Reputation: 122
Edit: Fixed data example issue
Background/Data: I'm working on a merge between two datasets: one is a list of the legal names of various publicly traded companies and the second is a fairly dirty field with company names, individual titles, and all sorts of other difficult to predict words. The company name list is about 14,000 rows and the dirty data is about 1.3M rows. Not every publicly traded company will appear in the dirty data and some may appear multiple times with different presentations (Exxon Mobil, Exxon, ExxonMobil, etc.).
Accordingly, my current approach is to dismantle the publicly traded company name list into the individual words used in each title (after cleaning out some common words like company, corporation, inc, etc.), resulting in the data shown below as Have1
. An example of some of the dirty data is shown below as Have2
. I have also cleaned these strings to eliminate words like Inc and Company in my ongoing work, but in case anyone has a better idea than my current approach, I'm leaving the data as-is. Additionally, we can assume there are very few, if any, exact matches in the data and that the Have2
data is too noisy to successfully use a fuzzy match without additional work.
Question: What is the best way to go about determining which of the items in Have2
contains the words from Have1
? Specifically, I think I need the final data to look like Want
, so that I can then link the public company name to the dirty data name. The plan is to hand-verify the matches given the difficult of the Have2
data, but if anyone has any suggestions on another way to go about this, I am definitely open to suggestions (please, someone, have a suggestion haha).
Tried so far: I have code that sort of works, but takes ages to run and seems inefficient. That is:
library(data.table)
library(stringr)
company_name_data <- c("amazon inc", "apple inc", "radiation inc", "xerox inc", "notgoingtomatch inc")
have1 <- data.table(table(str_split(company_name_data, "\\W+", simplify = TRUE)))[!V1 == "inc"]
have2 <- c("ceo and director, apple inc",
"current title - senior manager amazon, inc., division of radiation exposure, subdivision of corporate anarchy",
"xerox inc., president and ceo",
"president and ceo of the amazon apple assn., division 4")
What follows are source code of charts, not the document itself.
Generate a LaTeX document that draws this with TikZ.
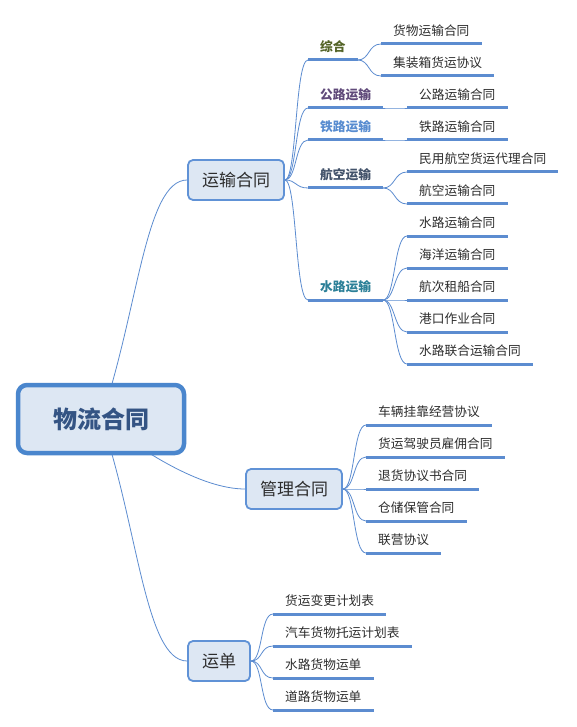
\documentclass[tikz,border=0pt]{standalone}
\usepackage{fontspec}
\newfontfamily\cjk{Noto Sans CJK SC}
\usetikzlibrary{backgrounds}
\definecolor{linkblue}{RGB}{92,140,208}
\definecolor{boxblue}{RGB}{96,146,214}
\definecolor{rootline}{RGB}{74,134,205}
\definecolor{boxfill}{RGB}{221,231,243}
\definecolor{roottext}{RGB}{52,84,132}
\definecolor{darktext}{RGB}{45,45,45}
\definecolor{olive}{RGB}{84,100,40}
\definecolor{plum}{RGB}{96,74,122}
\definecolor{skyblue}{RGB}{88,140,208}
\definecolor{slate}{RGB}{66,82,106}
\definecolor{teal}{RGB}{44,128,152}

\begin{document}
\begin{tikzpicture}[
  x=1pt,y=-1pt,
  every node/.style={font=\cjk\fontsize{12.7}{15}\selectfont,text=darktext},
  rootbox/.style={rectangle,rounded corners=9pt,draw=rootline,line width=4.5pt,
    fill=boxfill,minimum width=166pt,minimum height=68pt,
    font=\cjk\bfseries\fontsize{24}{28}\selectfont,text=roottext},
  topic/.style={rectangle,rounded corners=5pt,draw=boxblue,line width=1.8pt,
    fill=boxfill,inner xsep=14pt,minimum height=40pt,
    font=\cjk\fontsize{17}{20}\selectfont},
  uline/.style={draw=linkblue,line width=3pt},
  leaf/.style={anchor=south west,inner xsep=12pt,inner ysep=5pt,
    text height=10pt,text depth=3pt,
    append after command={(\tikzlastnode.south west) edge[uline] (\tikzlastnode.south east)}},
  branch/.style={leaf,font=\cjk\bfseries\fontsize{12.7}{15}\selectfont},
  link/.style={draw=linkblue,line width=0.8pt},
  twig/.style={to path={.. controls +(12,0) and +(-13,0) .. (\tikztotarget)}},
  ]
  \useasboundingbox (0,0) rectangle (577,727);

  % main topics
  \node[rootbox](wlht) at (101,419) {物流合同};
  \node[topic](ysht) at (236,180) {运输合同};
  \node[topic](glht) at (294,489) {管理合同};
  \node[topic](yd) at (219,661) {运单};

  % 运输合同
  \node[branch,text=olive](zh) at (308,60) {综合};
  \node[branch,text=plum](gl) at (308,108) {公路运输};
  \node[branch,text=skyblue](tl) at (308,140) {铁路运输};
  \node[branch,text=slate](hk) at (308,188) {航空运输};
  \node[branch,text=teal](sl) at (308,300) {水路运输};

  \node[leaf](zh1) at (381,44) {货物运输合同};
  \node[leaf](zh2) at (381,76) {集装箱货运协议};
  \node[leaf](gl1) at (407,108) {公路运输合同};
  \node[leaf](tl1) at (407,140) {铁路运输合同};
  \node[leaf](hk1) at (407,172) {民用航空货运代理合同};
  \node[leaf](hk2) at (407,204) {航空运输合同};
  \node[leaf](sl1) at (407,236) {水路运输合同};
  \node[leaf](sl2) at (407,268) {海洋运输合同};
  \node[leaf](sl3) at (407,300) {航次租船合同};
  \node[leaf](sl4) at (407,332) {港口作业合同};
  \node[leaf](sl5) at (407,364) {水路联合运输合同};

  % 管理合同
  \node[leaf](gm1) at (366,425) {车辆挂靠经营协议};
  \node[leaf](gm2) at (366,457) {货运驾驶员雇佣合同};
  \node[leaf](gm3) at (366,489) {退货协议书合同};
  \node[leaf](gm4) at (366,521) {仓储保管合同};
  \node[leaf](gm5) at (366,553) {联营协议};

  % 运单
  \node[leaf](yd1) at (273,614) {货运变更计划表};
  \node[leaf](yd2) at (273,646) {汽车货物托运计划表};
  \node[leaf](yd3) at (273,678) {水路货物运单};
  \node[leaf](yd4) at (273,710) {道路货物运单};

  \begin{scope}[on background layer]
    \fill[white] (0,0) rectangle (577,727);
    \draw[link] (wlht.center) .. controls +(37,-107) and +(-42,0) .. (ysht.west);
    \draw[link] (wlht.center) .. controls +(39,31) and +(-45,0) .. (glht.west);
    \draw[link] (wlht.center) .. controls +(37,107) and +(-42,0) .. (yd.west);
    \path[link]
    (ysht.east) edge[twig] (zh.south west)
    (ysht.east) edge[twig] (gl.south west)
    (ysht.east) edge[twig] (tl.south west)
    (ysht.east) edge[twig] (hk.south west)
    (ysht.east) edge[twig] (sl.south west)
    (zh.south east) edge[twig] (zh1.south west)
    (zh.south east) edge[twig] (zh2.south west)
    (gl.south east) edge[twig] (gl1.south west)
    (tl.south east) edge[twig] (tl1.south west)
    (hk.south east) edge[twig] (hk1.south west)
    (hk.south east) edge[twig] (hk2.south west)
    (sl.south east) edge[twig] (sl1.south west)
    (sl.south east) edge[twig] (sl2.south west)
    (sl.south east) edge[twig] (sl3.south west)
    (sl.south east) edge[twig] (sl4.south west)
    (sl.south east) edge[twig] (sl5.south west)
    (glht.east) edge[twig] (gm1.south west)
    (glht.east) edge[twig] (gm2.south west)
    (glht.east) edge[twig] (gm3.south west)
    (glht.east) edge[twig] (gm4.south west)
    (glht.east) edge[twig] (gm5.south west)
    (yd.east) edge[twig] (yd1.south west)
    (yd.east) edge[twig] (yd2.south west)
    (yd.east) edge[twig] (yd3.south west)
    (yd.east) edge[twig] (yd4.south west);
  \end{scope}
\end{tikzpicture}
\end{document}
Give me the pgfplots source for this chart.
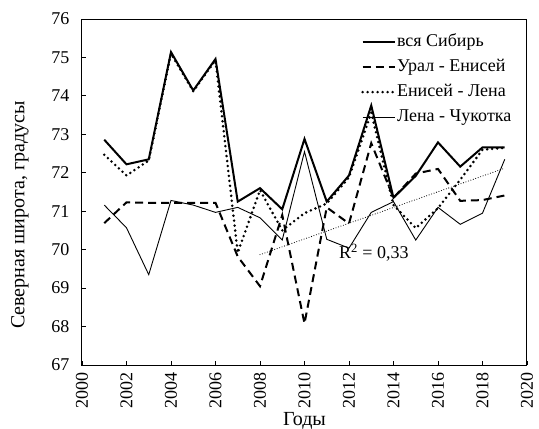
\documentclass[border=0pt]{standalone}
\usepackage{fontspec}
\setmainfont{Liberation Serif}
\usepackage{pgfplots}
\pgfplotsset{compat=1.18}

\begin{document}
\begin{tikzpicture}[font=\fontsize{18}{21}\selectfont]
\begin{axis}[
    scale only axis,
    width=445pt, height=346pt,
    xmin=2000, xmax=2020, ymin=67, ymax=76,
    xtick={2000,2002,...,2020}, ytick={67,68,...,76},
    /pgf/number format/assume math mode=true,
    x tick label style={/pgf/number format/1000 sep={}, rotate=90, anchor=east},
    xticklabel shift=4pt, yticklabel shift=9pt,
    tick align=inside, tick style={black, line width=0.8pt},
    major tick length=4pt,
    xtick pos=bottom, ytick pos=left,
    axis line style={line width=1pt},
    xlabel={Годы}, ylabel={Северная широта, градусы},
    xlabel style={font=\fontsize{20}{24}\selectfont, at={(rel axis cs:0.5,0)},
        anchor=center, yshift=-56pt, inner sep=0pt},
    ylabel style={font=\fontsize{20}{24}\selectfont, at={(rel axis cs:0,0.5)},
        anchor=center, yshift=62pt, xshift=-23pt, inner sep=0pt},
    legend cell align=left,
    legend style={at={(rel axis cs:0.627,0.96)}, anchor=north west, draw=none, fill=none,
        row sep=7pt, inner sep=0pt,
        nodes={inner sep=1pt, text height=12pt, text depth=4pt}},
    legend image code/.code={\draw[#1] (0pt,0pt) -- (32pt,0pt);},
]
\addplot[black, line width=2pt] coordinates {
 (2001,72.86) (2002,72.22) (2003,72.35) (2004,75.14) (2005,74.14) (2006,74.96)
 (2007,71.25) (2008,71.60) (2009,71.05) (2010,72.88) (2011,71.25) (2012,71.93)
 (2013,73.75) (2014,71.35) (2015,71.92) (2016,72.79) (2017,72.16) (2018,72.66) (2019,72.66)};
\addlegendentry{вся Сибирь}
\addplot[black, line width=2pt, dash pattern=on 8pt off 5pt] coordinates {
 (2001,70.69) (2002,71.23) (2003,71.22) (2004,71.22) (2005,71.22) (2006,71.22)
 (2007,69.82) (2008,69.05) (2009,70.90) (2010,68.08) (2011,71.10) (2012,70.68)
 (2013,72.77) (2014,71.35) (2015,71.98) (2016,72.10) (2017,71.27) (2018,71.29) (2019,71.41)};
\addlegendentry{Урал - Енисей}
\addplot[black, line width=2.8pt, line cap=round, dash pattern=on 0pt off 5pt] coordinates {
 (2001,72.47) (2002,71.93) (2003,72.32) (2004,75.10) (2005,74.12) (2006,74.93)
 (2007,69.92) (2008,71.55) (2009,70.50) (2010,70.95) (2011,71.20) (2012,71.88)
 (2013,73.56) (2014,71.16) (2015,70.56) (2016,71.08) (2017,71.82) (2018,72.60) (2019,72.65)};
\addlegendentry{Енисей - Лена}
\addplot[black, line width=0.9pt] coordinates {
 (2001,71.16) (2002,70.57) (2003,69.35) (2004,71.28) (2005,71.16) (2006,70.97)
 (2007,71.10) (2008,70.83) (2009,70.25) (2010,72.55) (2011,70.27) (2012,70.04)
 (2013,70.97) (2014,71.25) (2015,70.25) (2016,71.10) (2017,70.66) (2018,70.95) (2019,72.35)};
\addlegendentry{Лена - Чукотка}
% linear trend
\addplot[black, line width=1.1pt, line cap=round, dash pattern=on 0pt off 2.6pt, forget plot]
 coordinates {(2008,69.87) (2019,72.12)};
\node[anchor=west, inner sep=0pt] at (axis cs:2011.55,69.92) {R\textsuperscript{2} = 0,33};
\end{axis}
\pgfresetboundingbox
\path (-82pt,-64pt) rectangle (457pt,365pt);
\end{tikzpicture}
\end{document}
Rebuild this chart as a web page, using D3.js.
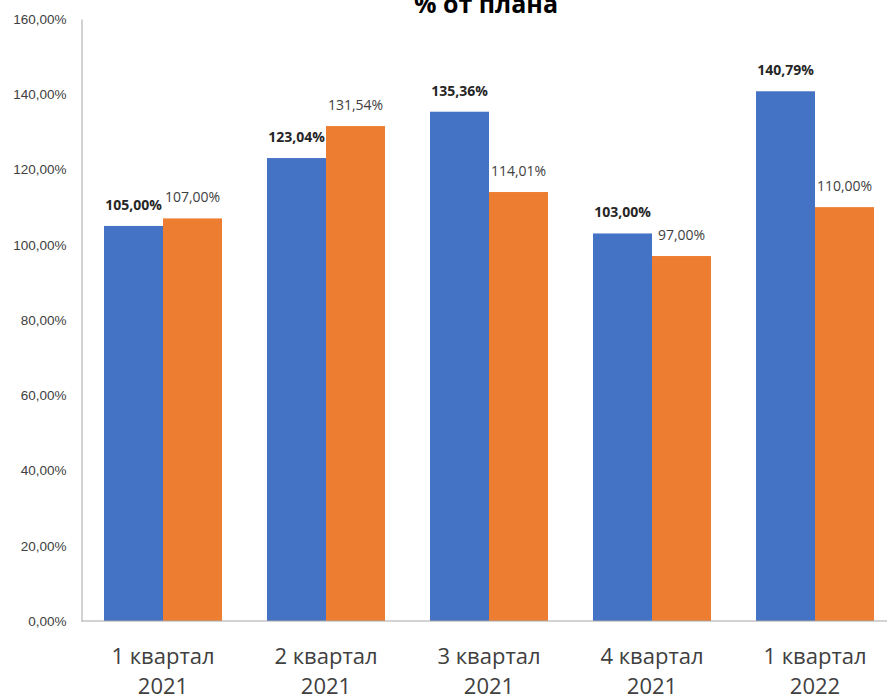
<!DOCTYPE html>
<html lang="ru">
<head>
<meta charset="UTF-8">
<title>% от плана</title>
<script src="https://d3js.org/d3.v7.min.js"></script>
<style>
  body { margin: 0; background: #fff; }
  svg text { font-family: "Open Sans", "Liberation Sans", sans-serif; }
</style>
</head>
<body>
<svg width="887" height="698"></svg>
<script>
// данные
const categories = ["1 квартал|2021", "2 квартал|2021", "3 квартал|2021", "4 квартал|2021", "1 квартал|2022"];
const series = ["s1", "s2"];
const values1 = [105.00, 123.04, 135.36, 103.00, 140.79];
const values2 = [107.00, 131.54, 114.01, 97.00, 110.00];
const yTicks = [0, 20, 40, 60, 80, 100, 120, 140, 160];
const colors = ["#4472C4", "#ED7D31"];

const svg = d3.select("svg");
const plotL = 81.5, plotR = 896.5, plotT = 19, plotB = 621;

const fmt = v => v.toFixed(2).replace(".", ",") + "%";

const x0 = d3.scaleBand().domain(categories).range([plotL, plotR])
    .paddingInner(0.276).paddingOuter(0.138);
const x1 = d3.scaleBand().domain(series).range([0, x0.bandwidth()]);
const y = d3.scaleLinear().domain([0, 160]).range([plotB, plotT]);

// title
svg.append("text")
    .attr("x", 486).attr("y", 13)
    .attr("text-anchor", "middle")
    .style("font-weight", "bold").style("font-size", "25px")
    .attr("fill", "#000")
    .text("% от плана");

// y axis
const yAxis = svg.append("g")
    .attr("transform", `translate(${plotL},0)`)
    .call(d3.axisLeft(y).tickValues(yTicks).tickSize(0).tickPadding(15).tickFormat(fmt));
yAxis.select(".domain").attr("stroke", "#A6A6A6");
yAxis.selectAll("text").style("font-size", "13.5px").attr("fill", "#404040")
    .style("font-family", "'Liberation Sans', sans-serif");

// bars
const rows = categories.map((c, i) => ({cat: c, vals: [values1[i], values2[i]]}));
const grp = svg.append("g").selectAll("g").data(rows).join("g")
    .attr("transform", d => `translate(${x0(d.cat)},0)`);

grp.selectAll("rect").data(d => d.vals.map((v, k) => ({k, v}))).join("rect")
    .attr("x", d => x1(series[d.k]))
    .attr("y", d => y(d.v))
    .attr("width", x1.bandwidth())
    .attr("height", d => y(0) - y(d.v))
    .attr("fill", d => colors[d.k]);

grp.selectAll("text.lbl").data(d => d.vals.map((v, k) => ({k, v}))).join("text")
    .attr("class", "lbl")
    .attr("x", d => x1(series[d.k]) + x1.bandwidth() / 2)
    .attr("y", d => y(d.v) - 16)
    .attr("text-anchor", "middle")
    .style("font-size", "14px")
    .style("font-weight", d => d.k === 0 ? "bold" : "normal")
    .attr("fill", d => d.k === 0 ? "#262626" : "#404040")
    .text(d => fmt(d.v));

// x axis
svg.append("line")
    .attr("x1", plotL).attr("x2", plotR)
    .attr("y1", plotB).attr("y2", plotB)
    .attr("stroke", "#A6A6A6");

const xl = svg.append("g").selectAll("text").data(categories).join("text")
    .attr("x", d => x0(d) + x0.bandwidth() / 2)
    .attr("y", 664)
    .attr("text-anchor", "middle")
    .style("font-size", "22px")
    .attr("fill", "#404040");
xl.each(function(d) {
    const parts = d.split("|");
    d3.select(this).selectAll("tspan").data(parts).join("tspan")
        .attr("x", x0(d) + x0.bandwidth() / 2)
        .attr("dy", (p, i) => i === 0 ? 0 : 30)
        .text(p => p);
});
</script>
</body>
</html>
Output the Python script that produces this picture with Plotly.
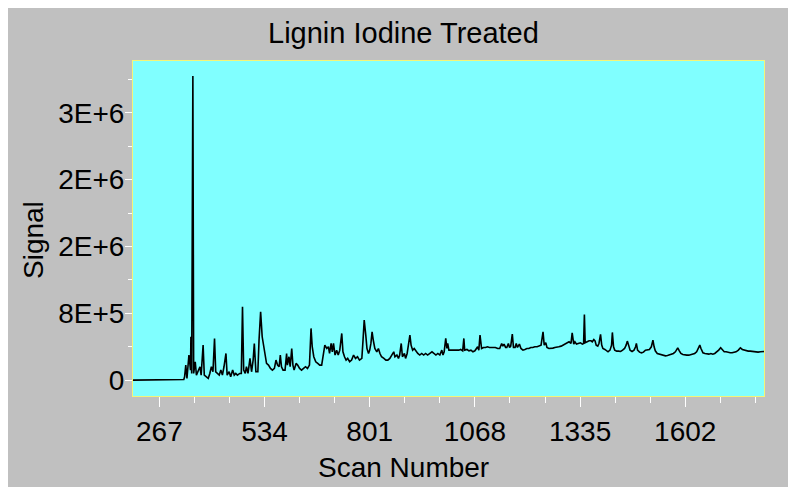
import plotly.graph_objects as go

# ---- data ----
scan_number = [
    200, 242, 243, 329, 331, 334, 337, 342, 346, 347, 349, 352, 354, 358, 361, 365, 370, 373, 376, 378,
    381, 386, 391, 395, 399, 403, 407, 410, 414, 419, 423, 427, 431, 436, 439, 444, 448, 453, 457, 461,
    465, 471, 475, 478, 481, 485, 488, 492, 497, 501, 505, 508, 512, 517, 520, 524, 528, 532, 536, 539,
    544, 549, 554, 559, 563, 567, 571, 574, 577, 581,
    586, 590, 592, 596, 599, 603, 606, 609, 614, 618, 623, 628, 633, 638, 643, 648, 652, 655, 659, 664,
    669, 674, 679, 683, 687, 692, 696, 699, 703, 706, 709, 713, 717, 721, 725, 730, 733, 737, 741, 745,
    750, 755, 760, 765, 770, 775, 781, 784, 787, 791, 794, 798, 801, 804, 807, 810, 814, 819, 823, 827,
    831, 837, 842, 847, 852, 857, 862, 865, 870, 874, 877, 881, 884, 889, 892, 896, 899, 903, 906, 910,
    914, 919, 923, 928, 933, 938, 943, 948, 953, 959, 964, 969, 974, 979,
    984, 987, 990, 994, 997, 999, 1002, 1007, 1012, 1017, 1022, 1027, 1032, 1037, 1040, 1042, 1048, 1053,
    1058, 1063, 1068, 1071, 1075, 1078, 1081, 1085, 1090, 1095, 1100, 1105, 1110, 1115, 1120, 1126, 1131,
    1136, 1139, 1142, 1146, 1149, 1153, 1156, 1159, 1163, 1166, 1170, 1173, 1176, 1181, 1185, 1190, 1195,
    1200, 1205, 1210, 1215, 1220, 1226, 1231, 1236, 1241, 1244, 1248, 1251, 1256, 1261, 1266, 1271, 1276,
    1281, 1287, 1292, 1297, 1302, 1307, 1312, 1315, 1319, 1322, 1326, 1331, 1336, 1341, 1344, 1346, 1348,
    1353, 1358, 1363, 1366, 1370, 1373, 1376, 1380, 1383, 1387, 1390, 1393, 1398,
    1406, 1411, 1415, 1417, 1420, 1423, 1428, 1433, 1438, 1443, 1448, 1452, 1455, 1459, 1462, 1467, 1472,
    1476, 1478, 1481, 1486, 1491, 1496, 1501, 1506, 1511, 1516, 1520, 1523, 1526, 1531, 1537, 1542, 1547,
    1552, 1557, 1562, 1567, 1572, 1577, 1581, 1583, 1587, 1591, 1596, 1601, 1606, 1611, 1616, 1621, 1626,
    1631, 1636, 1639, 1642, 1647, 1652, 1657, 1662, 1667, 1672, 1677, 1682, 1687, 1692, 1696, 1701, 1706,
    1711, 1716, 1721, 1726, 1731, 1737, 1742, 1747, 1752, 1757, 1762, 1767, 1772, 1777, 1782, 1787, 1793,
    1798, 1802,
]

signal = [
    0, 0, 8000, 8000, 40000, 180000, 20000, 300000, 120000, 519000, 80000, 3640000, 80000, 220000, 60000,
    100000, 160000, 60000, 280000, 419000,
    60000, 40000, 20000, 80000, 160000, 100000, 499000, 100000, 80000, 60000, 120000, 60000, 160000, 319000,
    60000, 100000, 40000, 120000, 60000, 80000,
    60000, 80000, 80000, 878000, 120000, 80000, 160000, 80000, 260000, 100000, 240000, 439000, 100000,
    100000, 479000, 818000, 519000, 379000, 280000, 200000,
    180000, 140000, 120000, 140000, 240000, 180000, 160000, 300000, 160000, 120000,
    120000, 319000, 180000, 280000, 160000, 379000, 180000, 120000, 200000, 180000, 140000, 120000, 140000,
    160000, 140000, 180000, 619000, 400000, 280000, 220000,
    200000, 180000, 180000, 280000, 419000, 379000, 400000, 319000, 439000, 339000, 439000, 300000, 359000,
    300000, 359000, 559000, 339000, 280000, 240000, 260000,
    220000, 240000, 300000, 260000, 280000, 240000, 260000, 479000, 719000, 539000, 379000, 319000, 359000,
    439000, 579000, 479000, 379000, 339000, 379000, 319000,
    280000, 260000, 240000, 240000, 260000, 300000, 339000, 280000, 300000, 260000, 300000, 439000, 280000,
    319000, 260000, 319000, 419000, 539000, 419000, 359000,
    379000, 339000, 319000, 300000, 319000, 300000, 319000, 300000, 319000, 339000, 319000, 300000, 319000,
    300000,
    359000, 300000, 339000, 499000, 379000, 439000, 359000, 359000, 351000, 359000, 351000, 359000, 367000,
    351000, 499000, 359000, 367000, 351000,
    359000, 339000, 351000, 367000, 399000, 359000, 539000, 379000, 391000, 391000, 399000, 391000, 391000,
    399000, 391000, 379000, 379000,
    439000, 407000, 431000, 391000, 391000, 439000, 391000, 407000, 551000, 391000, 391000, 439000, 391000,
    431000, 379000, 359000, 367000,
    379000, 379000, 391000, 391000, 399000, 399000, 407000, 419000, 579000, 419000, 447000, 391000, 379000,
    379000, 383000, 391000, 391000,
    399000, 407000, 419000, 431000, 439000, 459000, 439000, 567000, 431000, 459000, 431000, 439000, 447000,
    431000, 439000, 786000, 447000,
    459000, 471000, 471000, 459000, 487000, 471000, 419000, 407000, 439000, 547000, 419000, 379000, 367000,
    339000, 359000, 419000, 571000, 399000, 359000, 347000, 347000, 343000, 359000, 379000, 419000, 467000,
    407000, 359000, 343000, 359000,
    399000, 439000, 359000, 335000, 327000, 335000, 359000, 367000, 367000, 399000, 479000, 399000, 351000,
    319000, 311000, 303000, 295000,
    291000, 295000, 303000, 311000, 319000, 339000, 367000, 387000, 351000, 319000, 307000, 299000, 299000,
    299000, 303000, 307000, 319000,
    339000, 391000, 419000, 379000, 327000, 319000, 311000, 311000, 319000, 311000, 319000, 335000, 359000,
    387000, 359000, 339000, 339000,
    331000, 327000, 327000, 335000, 339000, 359000, 387000, 367000, 359000, 351000, 347000, 347000, 343000,
    339000, 335000, 335000, 339000,
    343000, 343000,
]

x_tick_values = [267, 534, 801, 1068, 1335, 1602]
x_tick_labels = ["267", "534", "801", "1068", "1335", "1602"]
x_minor_values = [356, 445, 623, 712, 890, 979, 1157, 1246, 1424, 1513, 1691, 1780]

y_tick_values = [0, 800000, 1600000, 2400000, 3200000]
y_tick_labels = ["0", "8E+5", "2E+6", "2E+6", "3E+6"]
y_minor_values = [400000, 1200000, 2000000, 2800000, 3600000]

title_text = "Lignin Iodine Treated"
x_title = "Scan Number"
y_title = "Signal"

# ---- figure ----
FONT = "Liberation Sans, Arial, sans-serif"
FS = 28
OFF = 8  # page body margin offset
W, H = 796, 487
ML, MT = 133 - OFF, 61 - OFF
PW, PH = 631, 335
MR, MB = W - ML - PW, H - MT - PH

fig = go.Figure()
fig.add_trace(go.Scatter(
    x=scan_number, y=signal, mode="lines",
    line=dict(color="black", width=1.6),
    hoverinfo="x+y", showlegend=False,
))

fig.update_layout(
    width=W, height=H,
    margin=dict(l=ML, r=MR, t=MT, b=MB, pad=0),
    paper_bgcolor="#C0C0C0",
    plot_bgcolor="#80FFFF",
    font=dict(family=FONT, size=FS, color="black"),
    showlegend=False,
)

fig.update_xaxes(
    range=[200, 1802],
    tickmode="array", tickvals=x_tick_values, ticktext=x_tick_labels,
    ticks="outside", ticklen=10, tickwidth=1, tickcolor="white",
    minor=dict(tickmode="array", tickvals=x_minor_values, ticks="outside",
               ticklen=6, tickwidth=1, tickcolor="white"),
    showgrid=False, zeroline=False,
    showline=True, linecolor="#F4F478", linewidth=1, mirror=True,
    tickfont=dict(family=FONT, size=FS, color="black"),
)
fig.update_yaxes(
    range=[-190000, 3820000],
    tickmode="array", tickvals=y_tick_values, ticktext=y_tick_labels,
    ticks="outside", ticklen=7, tickwidth=1, tickcolor="white",
    minor=dict(tickmode="array", tickvals=y_minor_values, ticks="outside",
               ticklen=4, tickwidth=1, tickcolor="white"),
    showgrid=False, zeroline=False,
    showline=True, linecolor="#F4F478", linewidth=1, mirror=True,
    ticklabelstandoff=-5,
    tickfont=dict(family=FONT, size=FS, color="black"),
)

# titles as annotations, positioned in page pixels relative to the plot area
def px_x(page_x):
    return (page_x - OFF - ML) / PW

def px_y(page_y):
    return (MT + PH - (page_y - OFF)) / PH

fig.add_annotation(text=title_text, xref="paper", yref="paper",
                   x=px_x(403), y=px_y(33),
                   xanchor="center", yanchor="middle", showarrow=False,
                   font=dict(family=FONT, size=29, color="black"))
fig.add_annotation(text=x_title, xref="paper", yref="paper",
                   x=px_x(403), y=px_y(467),
                   xanchor="center", yanchor="middle", showarrow=False,
                   font=dict(family=FONT, size=FS, color="black"))
fig.add_annotation(text=y_title, xref="paper", yref="paper",
                   x=px_x(33), y=px_y(240), textangle=-90,
                   xanchor="center", yanchor="middle", showarrow=False,
                   font=dict(family=FONT, size=FS, color="black"))

fig.write_html("out.html")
#Uses Have2 and creates a matrix where each column is a word and each row reflects one of the items from Have2
have3 <- data.table(str_split(have2, "\\W+", simplify = TRUE))
#Creates container
store <- data.table()
#Loops through each of the Have1 company names and sees whether that word appears in the have3 matrix
for (i in 1:nrow(have1)){
matches <- data.table(have2[sapply(1:nrow(have3), function(x) any(grepl(paste0("\\b",have1$V1[i],"\\b"), have3[x,])))])
if (nrow(matches) == 0){
next
}
#Create combo data
matches[, have1_word := have1$V1[i]]
#Storage
store <- rbind(store, matches)
}
Want
Name (from Have2) | Word (from Have1) |
---|---|
current title - senior manager amazon, inc., division of microwaves and radiation exposure, subdivision of corporate anarchy | amazon |
current title - senior manager amazon, inc., division of microwaves and radiation exposure, subdivision of corporate anarchy | radiation |
vp and general bird aficionado of the amazon apple assn. branch F | amazon |
vp and general bird aficionado of the amazon apple assn. branch F | apple |
ceo and director, apple inc | apple |
xerox inc., president and ceo | xerox |
Have1
Word | N |
---|---|
amazon | 1 |
apple | 3 |
xerox | 1 |
notgoingtomatch | 2 |
radiation | 1 |
Have2
Name |
---|
ceo and director, apple inc |
current title - senior manager amazon, inc., division of microwaves and radiation exposure, subdivision of corporate anarchy |
xerox inc., president and ceo |
vp and general bird aficionado of the amazon apple assn. branch F |
Upvotes: 2
Views: 475
Reputation: 18754
Using what you have documented, in terms of data from company_name_data and have2 only:
library(tidytext)
library(tidyverse)
#------------ remove stop words before tokenization ---------------
# now split each phrase, remove the stop words, rejoin the phrases
# this works through one row at a time** (this is vectorization)
comp2 <- unlist(lapply(company_name_data, # split the phrases into individual words,
# remove stop words then reassemble phrases
function(x) {
paste(unlist(strsplit(x,
" ")
)[!(unlist(strsplit(x,
" ")) %in% (stop_words$word %>%
unlist())
) # end 2nd unlist
], # end subscript of string split
collapse=" ")})) # reassemble string
haveItAll <- data.frame(have2)
haveItAll$comp <- unlist(lapply(have2,
function(x){
paste(unlist(strsplit(x,
" ")
)[(unlist(strsplit(x,
" ")) %in% comp2
) # end 2nd unlist
], # end subscript of string split
collapse=" ")})) # reassemble string
The results in the second column, based on the text analysis are "apple," "radiation," "xerox," and "amazon apple."
I'm certain this code isn't mine originally. I'm sure I got these ideas from somewhere on StackOverflow...
Upvotes: 1